The 30% slide in the price of QBE shares this year now has an explanation, at last.
An update from the company yesterday revealed a sharp drop in forecast first half profit, which knocked the shares down by more than 6% at one stage.
The shares fell $1 at $16.97, down 5.5% for the day. They hit a 12 month low of $16.80 during trading.
They had started 2010 at $25.40.
In fact QBE shares have not been as low as they were yesterday since late 2005.
QBE told the market that it expects a 40% fall in first half earnings because investment income was cut by the market turmoil in May and June and the continuing slump in interest rates, especially on US, UK government and other high-rated debt.
"Preliminary gross investment income on shareholders’ funds when compared with the same period last year has been adversely affected by net realised and unrealised equity losses of US$228 million (2009: US$102 million loss) and the first half of 2009 had one off gains on foreign exchange and repurchase of debt of US$174 million and US$46 million respectively," the company said in yesterday’s statement.
The extent of the slump in interest rates on QBE’s accounts was shown by the disclosure that income from fixed interest, short term money and cash fell 35%, or $137 million, to $246 million in the latest June half, from $383 million in the same period of 2009.
QBE holds much of its shareholder funds and other cash reserves in high grade, low risk debt, such as US treasuries.
Yields on those have dropped sharply, with the yield on the two year Treasury bond now around 0.60% and close to all time highs. Yields on three month T-notes are around 0.15%. UK gilts have also seen yields fall sharply.
As a result, net profit after tax is expected to be down by around 40%.
The company’s shares, which have been under pressure all year, slumped $1.17, or 6.5%, to a day’s low of $16.80 before they bounced back over $17 where the ended at $17.07, a loss of 90c, or 5% on the day.
QBE, which is Australia’s largest insurer by market value, said first-half profit would come in at $US432 million ($482 million), down sharply from $US720 million this time last year.
"The continued excellent underwriting results have been more than offset by significantly lower investment income from reduced interest yields, the fall in equity markets and one off gains in the first half of 2009," chief executive, Frank O’Halloran, said in a statement.
Despite the expected earnings drop, QBE said half dividend was expected to be maintained at 62c a share, as cash flow remained strong.
The insurer says it was still on target to achieve operating cash flow of more than $US2 billion ($A2.23 billion) for the full year.

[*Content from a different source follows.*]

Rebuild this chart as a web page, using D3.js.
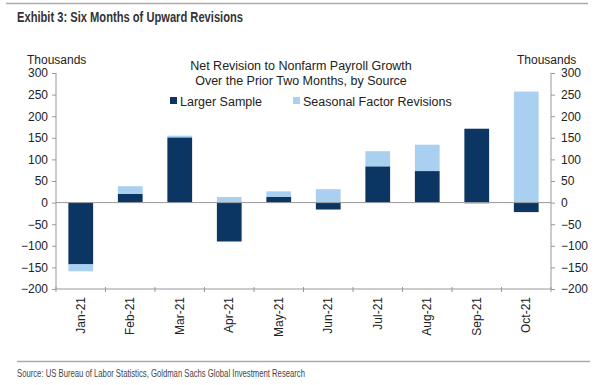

QBE also said in yesterday’s preliminary results statement for six months to June 30 that it would now be reporting its financial results in US dollars from this year, but paying dividends in Australian dollars.
The company said that the adoption of US dollars as a presentation currency was more relevant for QBE given about 75% of its business was now written in 48 countries, and over half of its premium income was made in US dollars.
When expressed in the US dollars, QBE expects a 20% rise in first half gross written premium, to $US6.9 billion, while net earned premium .will be up 19% at $US5.2 billion.
Australian operations are expected to deliver the strongest growth in premium income, up 26% when expressed in Australian dollars.
Asia Pacific is expected to deliver 15%, the Americas 13% and European operations 5%.
"Acquisitions and other initiatives for 2010 to date are projected to add around US$400 million of net profit after tax and around US$2.3 billion of new gross written premium annually by 2013.
"Capital adequacy at 30 June 2010 is expected to be around 1.6 times APRA’s minimum requirement," QBE said.
"Yields for the half year have been particularly impacted by credit spread volatility and lower yields on our substantial US dollar, sterling and euro cash and fixed income investments totalling US$14 billion, mainly required to match the currency of our liabilities.
"The portfolio remains of high credit quality. Investment income on our policyholders’ funds, mainly comprised of fixed income and cash securities, was impacted by lower yields, although operating foreign exchange gains have assisted us in exceeding our target of a 3% gross yield on assets supporting policyholders’ funds.
"QBE’s cash and fixed income investments remain short on the yield curve.
"This means that insurance profit will benefit from rising interest rates when they occur especially in the US, UK and Europe. We are currently reviewing the potential for increasing our exposure to term deposits with well capitalised banks.
"Our equity portfolio is approximately 6.5% of total investments and cash. QBE achieved a negative 12.4% yield on equities for the half year compared with the negative 11.4% for the Australian All Ordinaries index, with the underperformance mainly due to our strategic investment holdings, " QBE said.